The fully permitted project consists of up to seven midscale trains, each with an expected liquefaction capacity of about 1.49 million tpy with a total production capacity over 10 million tpy, bringing Corpus Christi LNG’s total capacity to 25 million tpy. The project is expected to begin providing customers with LNG by end 2025.
Separately, two Cheniere subsidiaries, Sabine Pass Liquefaction LLC (SPL) and Cheniere Marketing LLC, each entered into long-term LNG agreements with Chevron USA Inc. At plateau, Chevron will purchase a combined 2 million tpy of LNG from Cheniere subsidiaries, subject to conditions.
Under the first agreement, Chevron agreed to purchase about 1 million tpy of LNG from SPL on a free-on-board basis. Deliveries will begin in 2026, reach the full 1 million tpy in 2027, and continue until mid-2042.
In the second deal, Chevron agreed to purchase about 1 million tpy of LNG from Cheniere Marketing on an a free-on-board basis with deliveries beginning in 2027 and continuing for about 15 years. The agreement is subject to Cheniere making a positive FID to construct additional liquefaction capacity at the Corpus Christi LNG terminal beyond the seven-train CCL Stage III project. The purchase price is indexed to Henry Hub, plus a fixed liquefaction fee.
Additionally, Cheniere subsidiary Sabine Pass LNG LP and Chevron agreed to terms for early termination of their LNG terminal use agreement in return for a lump sum payment by Chevron in calendar year 2022. Termination, expected in third-quarter 2022, is subject to consent of certain lenders.
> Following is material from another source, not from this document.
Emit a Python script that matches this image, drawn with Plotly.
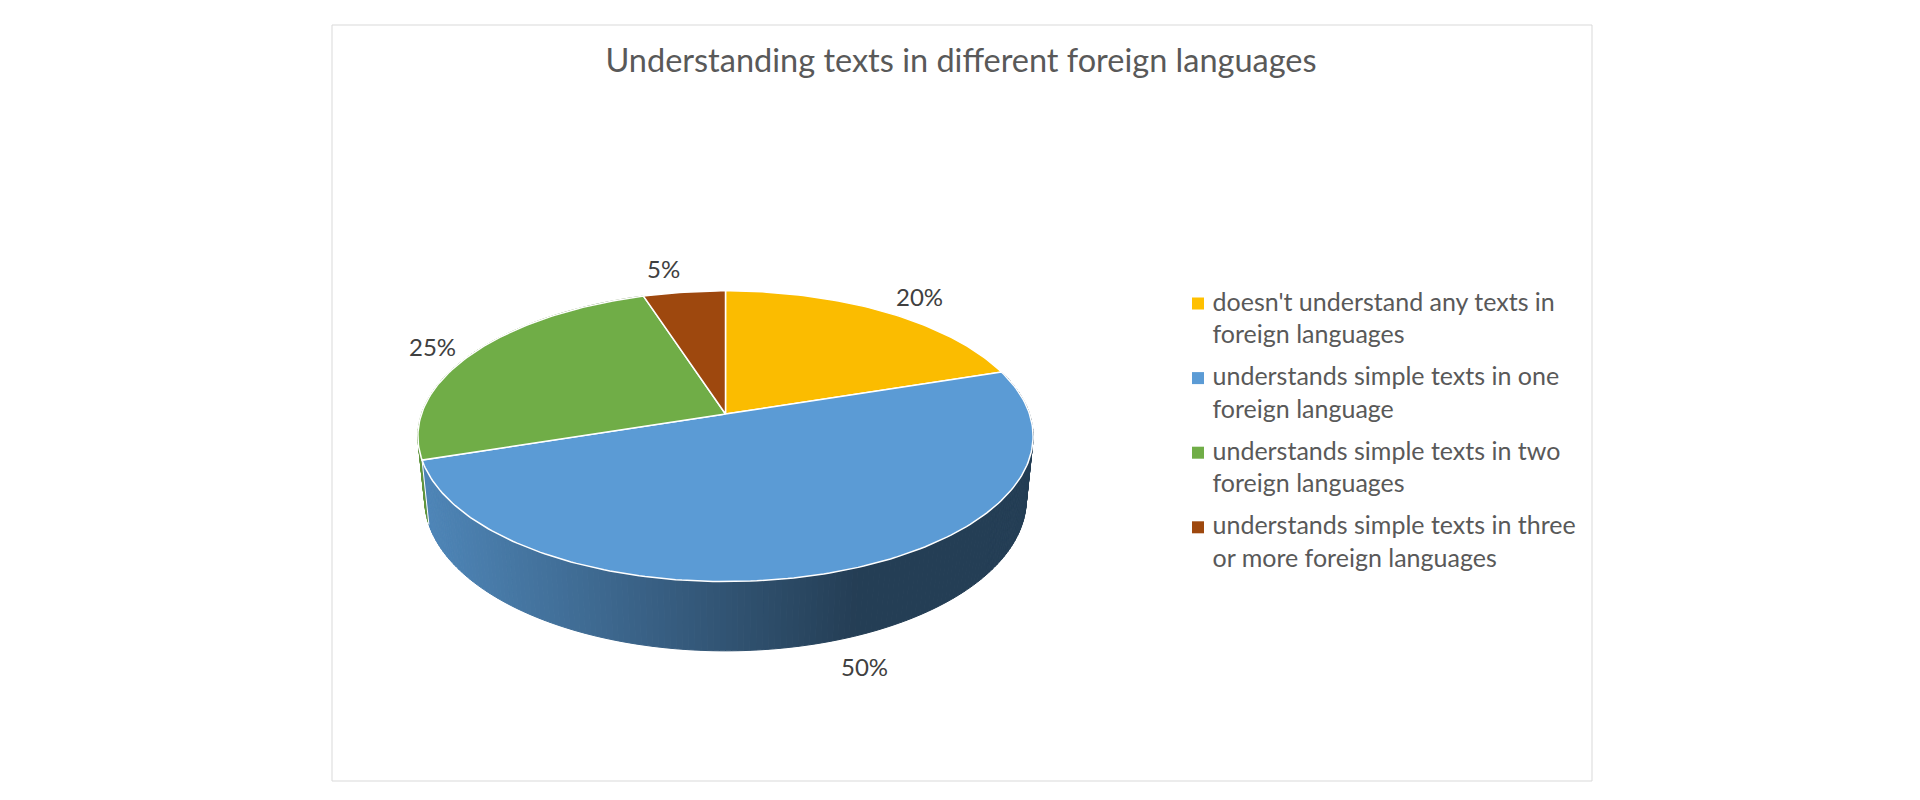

Feed gas introduced to Coral Sul FLNG
Eni SPA, upstream operator of Area 4 offshore Mozambique, introduced natural gas from the 16-tcf Coral South reservoir to the 3.4-million tonne/year Coral Sul floating LNG (FLNG) plant. Coral Sul will load its first LNG cargo in second-half 2022, Eni said.
The FLNG arrived offshore Mozambique in January, was moored at 2,000-m water depths over Rovuma basin in March and connected to six underwater production wells in May.
Eni’s (35.7%) partners in Coral South are ExxonMobil Corp. (35.7%), China National Petroleum Corp. (28.6%), Galp Energia SGPS SA (10%), Korea Gas Corp. (10%), and state-owned Empresa Nacional de Hidrocarbonetos de Mozambique EP (10%).